At first Munch was influenced by the French art movements impressionism and postimpressionism, but he later turned to a highly personal style and content. Literal representation was subordinated in his art to the emotional tone of the subject. He conveyed emotion through the distortion of form and through exaggerated, often swirling shapes. The sinuous shapes in Munch’s paintings also reflect the influence of the art nouveau movement, which was at its height in Europe during the 1890s. Illness and death, along with failed emotional relationships between men and women, became Munch’s central themes. In 1892, in Berlin, an exhibition of his paintings so shocked the authorities that the show was closed. Undeterred, Munch and his sympathizers worked throughout the 1890s in Germany, developing the artistic style that came to be known as expressionism.

The transformation of emotion into art is evident in Munch’s best-known painting, The Scream (1893). This nightmarish depiction of despair—an opened-mouthed woman holding her hands to her ears—illustrates Munch’s belief that he could “hear the scream in nature.” The Scream belongs to a series of 22 paintings that show people overpowered and helpless before the indifferent forces of life, love, and death. The series, which Munch began in 1893 and first exhibited in Berlin in 1902, later became known as The Frieze of Life.

Melancholy suffuses most of Munch’s paintings. In several versions of Girls on a Bridge, the threatening shapes of heavy trees and brooding houses loom over limp female figures with featureless or hidden faces. Reflections of Munch’s sexual anxieties are seen in his portrayals of women, represented alternately as frail, innocent maidens or as lurid, life-devouring vampires. Men seem enticed and destroyed by each. Munch’s tormented inner state is also reflected in numerous self-portraits. Although his later paintings are less tortured than his earlier work, introspection marks the late self-portraits, notably Between Clock and Bed (1940, Munch Museet, Oslo).

Munch experimented with lithography and the woodcut in Paris; in Germany, he mastered etching (see Prints and Printmaking). His considerable body of etchings, lithographs, and woodcuts is highly valued for its originality. These graphic works restate the subject matter of the paintings; they are direct and vigorous in style. Few of Munch’s paintings are found in museums outside Norway. His own collection is housed in the Munch Museet in Oslo.

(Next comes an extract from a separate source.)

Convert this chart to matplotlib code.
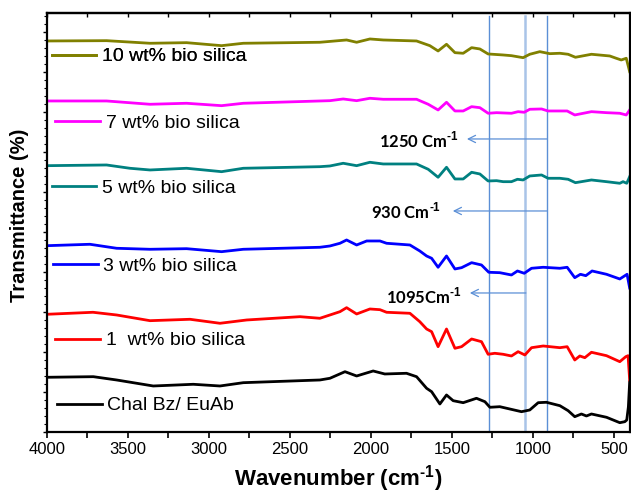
import matplotlib
matplotlib.use("Agg")
import matplotlib.pyplot as plt
from matplotlib.ticker import MultipleLocator

# -----------------------------
# FTIR spectra (stacked, arbitrary offset units)
# -----------------------------
wn_neat = [4000, 3714, 3570, 3344, 3097, 2932, 2788, 2315, 2253, 2160, 2088, 1986,
           1914, 1780, 1718, 1656, 1625, 1574, 1533, 1492, 1430, 1348, 1296, 1265,
           1204, 1070, 1019, 967, 916, 833, 782, 741, 700, 669, 638, 545, 463, 432,
           420, 410, 402]
tr_neat = [54.7, 55.3, 52.0, 46.0, 47.7, 46.0, 49.3, 52.0, 53.7, 60.3, 56.0, 61.0,
           58.0, 58.7, 55.3, 43.7, 40.3, 28.0, 37.0, 31.3, 29.3, 33.7, 30.3, 24.7,
           25.3, 20.3, 22.0, 29.3, 29.7, 26.3, 21.3, 15.3, 18.0, 16.0, 18.0, 14.7,
           9.3, 10.3, 12.0, 25.0, 50.0]

wn_1 = [4000, 3716, 3570, 3364, 3117, 2932, 2767, 2438, 2315, 2253, 2191, 2150, 2088,
        2006, 1944, 1903, 1759, 1698, 1656, 1625, 1585, 1533, 1481, 1440, 1378, 1317,
        1276, 1235, 1183, 1132, 1091, 1049, 1008, 936, 833, 788, 741, 710, 679, 638,
        545, 463, 426, 412, 402]
tr_1 = [117.7, 119.7, 117.0, 111.3, 112.7, 108.7, 112.0, 115.3, 113.7, 117.0, 120.3,
        124.3, 118.0, 123.0, 122.3, 119.7, 118.7, 110.3, 103.0, 100.3, 85.3, 103.0,
        83.7, 85.3, 93.0, 90.3, 77.7, 78.7, 77.7, 76.0, 80.3, 77.0, 84.3, 86.0, 84.3,
        85.3, 72.0, 76.0, 74.3, 79.7, 76.3, 70.3, 75.3, 76.3, 52.0]

wn_3 = [4000, 3735, 3570, 3364, 3138, 2922, 2788, 2315, 2253, 2191, 2150, 2088, 2026,
        1944, 1903, 1759, 1698, 1656, 1625, 1585, 1533, 1481, 1440, 1378, 1317, 1272,
        1204, 1132, 1095, 1053, 1008, 936, 833, 788, 741, 706, 673, 634, 545, 463,
        418, 402]
tr_3 = [186.3, 187.7, 183.7, 182.7, 183.3, 180.3, 182.7, 184.7, 186.0, 188.7, 192.0,
        187.0, 191.0, 191.0, 188.7, 187.0, 181.0, 176.0, 173.7, 164.7, 176.0, 163.0,
        164.3, 169.3, 167.0, 159.7, 159.3, 157.0, 161.0, 158.7, 163.7, 164.7, 163.7,
        164.7, 154.3, 157.7, 156.3, 161.0, 157.7, 153.0, 157.7, 144.0]

wn_5 = [4000, 3632, 3488, 3364, 3138, 2922, 2788, 2315, 2253, 2171, 2088, 2006, 1924,
        1718, 1646, 1585, 1533, 1481, 1430, 1378, 1327, 1276, 1224, 1183, 1132, 1095,
        1060, 1019, 946, 906, 833, 782, 737, 638, 545, 463, 443, 420, 402]
tr_5 = [266.3, 267.0, 263.7, 262.0, 263.7, 260.3, 263.7, 265.3, 266.0, 268.7, 266.3,
        269.7, 268.0, 268.0, 262.7, 254.7, 264.7, 253.0, 253.0, 259.7, 258.0, 251.0,
        251.3, 250.3, 250.3, 252.7, 252.0, 256.0, 257.0, 253.7, 253.7, 252.7, 249.3,
        252.0, 250.3, 248.7, 250.3, 248.7, 255.3]

wn_7 = [4000, 3632, 3364, 3138, 2922, 2788, 2315, 2253, 2171, 2088, 2006, 1924, 1718,
        1646, 1585, 1533, 1481, 1430, 1378, 1327, 1276, 1224, 1132, 1091, 1053, 1019,
        946, 906, 833, 788, 741, 638, 545, 463, 423, 402]
tr_7 = [331.0, 331.0, 327.7, 328.7, 326.3, 328.7, 331.0, 331.3, 333.0, 331.3, 333.7,
        332.7, 332.7, 327.7, 322.0, 329.7, 321.0, 321.0, 325.3, 324.3, 318.7, 319.3,
        318.7, 320.3, 319.7, 322.7, 323.0, 321.0, 321.0, 321.0, 317.0, 320.3, 319.3,
        318.7, 317.0, 322.0]

wn_10 = [4000, 3632, 3364, 3138, 2922, 2788, 2315, 2150, 2088, 2006, 1924, 1718, 1636,
         1585, 1533, 1481, 1430, 1378, 1327, 1276, 1183, 1132, 1060, 1019, 957, 895,
         833, 782, 737, 638, 525, 485, 454, 423, 402]
tr_10 = [391.0, 391.3, 388.7, 389.3, 386.3, 388.7, 389.7, 392.0, 389.7, 393.0, 392.0,
         391.0, 386.3, 381.0, 387.7, 379.3, 378.7, 384.3, 383.0, 378.0, 377.0, 376.3,
         374.3, 377.7, 380.3, 378.3, 378.7, 377.7, 374.7, 377.7, 376.0, 373.7, 372.0,
         373.7, 360.3]

labels = ["Chal Bz/ EuAb", "1  wt% bio silica", "3 wt% bio silica",
          "5 wt% bio silica", "7 wt% bio silica", "10 wt% bio silica"]
colors = ["black", "#ff0000", "#0000ff", "#008080", "#ff00ff", "#808000"]

# marker lines for the band assignments
band_lines = [1273, 1051, 914]
band_colors = ["#5b8fd6", "#a9c4e8", "#5b8fd6"]
band_widths = [1.0, 1.8, 1.0]

# arrows: (label, arrow start, arrow tip, height)
ann_labels = ["1250 Cm$^{\\text{-1}}$", "930 Cm$^{\\text{-1}}$", "1095Cm$^{\\text{-1}}$"]
ann_start = [914, 914, 1043]
ann_tip = [1407, 1494, 1389]
ann_y = [293, 221, 139]
ann_text_x = [1457, 1568, 1438]
ann_text_y = [285, 213.5, 128.5]

# legend rows sit under each trace (axes fraction)
legend_y = [0.063, 0.218, 0.396, 0.582, 0.737, 0.896]
legend_x = [0.017, 0.014, 0.010, 0.008, 0.014, 0.008]

# -----------------------------
# Plot
# -----------------------------
plt.rcParams["font.family"] = "Liberation Sans"
plt.rcParams["mathtext.fontset"] = "custom"
plt.rcParams["mathtext.rm"] = "Liberation Sans:bold"
plt.rcParams["mathtext.bf"] = "Liberation Sans:bold"

fig = plt.figure(figsize=(6.31, 4.95), dpi=100)
ax = fig.add_axes([0.0745, 0.1273, 0.9239, 0.8465])

series = [(wn_neat, tr_neat), (wn_1, tr_1), (wn_3, tr_3),
          (wn_5, tr_5), (wn_7, tr_7), (wn_10, tr_10)]

lines = []
for (wn, tr), col in zip(series, colors):
    ln, = ax.plot(wn, tr, color=col, lw=2.0, solid_joinstyle="round")
    lines.append(ln)

for ln, lab, lx, ly in zip(lines, labels, legend_x, legend_y):
    leg = ax.legend([ln], [lab], loc="center left", bbox_to_anchor=(lx, ly),
                    frameon=False, fontsize=14, handlelength=2.3,
                    handletextpad=0.3, borderpad=0, borderaxespad=0)
    ax.add_artist(leg)

for xv, c, w in zip(band_lines, band_colors, band_widths):
    ax.plot([xv, xv], [0, 416], color=c, lw=w, zorder=1)

for lab, x0, x1, yv, tx, ty in zip(ann_labels, ann_start, ann_tip, ann_y,
                                    ann_text_x, ann_text_y):
    ax.annotate("", xy=(x1, yv), xytext=(x0, yv),
                arrowprops=dict(arrowstyle="->", color="#5b8fd6", lw=0.9,
                                mutation_scale=13, shrinkA=0, shrinkB=0))
    ax.text(tx, ty, lab, ha="right", va="baseline", fontsize=12,
            fontweight="bold", family="Lato")

ax.set_xlim(4000, 400)
ax.set_ylim(0, 419)

ax.xaxis.set_major_locator(MultipleLocator(500))
ax.xaxis.set_minor_locator(MultipleLocator(250))
ax.yaxis.set_major_locator(MultipleLocator(40))
ax.yaxis.set_minor_locator(MultipleLocator(8))
ax.tick_params(axis="x", which="both", direction="out", length=4, width=1.2,
               labelsize=12, pad=3)
ax.tick_params(axis="y", which="major", direction="out", length=3, width=1.0,
               labelleft=False)
ax.tick_params(axis="y", which="minor", direction="out", length=2, width=0.8)

# small inward ticks along the top frame
top = ax.secondary_xaxis("top")
top.xaxis.set_major_locator(MultipleLocator(250))
top.tick_params(direction="in", length=3, width=1.0, labeltop=False)

for sp in ax.spines.values():
    sp.set_linewidth(1.6)
top.spines["top"].set_linewidth(1.6)

ax.set_xlabel("Wavenumber (cm$^{\\text{-1}}$)", fontsize=16, fontweight="bold")
ax.set_ylabel("Transmittance (%)", fontsize=14.5, fontweight="bold")
ax.xaxis.set_label_coords(0.5, -0.11)
ax.xaxis.label.set_va("center")
ax.yaxis.set_label_coords(-0.047, 0.518)
ax.yaxis.label.set_va("center")

fig.savefig("out.png", dpi=100)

Munch’s The Scream, one of the most famous paintings in the world, has twice been the object of theft. A version stolen from the Nasjonalgalleriet in Oslo in 1994 was recovered after several months. In 2004 thieves grabbed The Scream and Madonna (1894-1895) from the walls of the Munch Museet. The paintings were retrieved in 2006 and temporarily exhibited in the museum before being restored; police gave no details about the recovery process.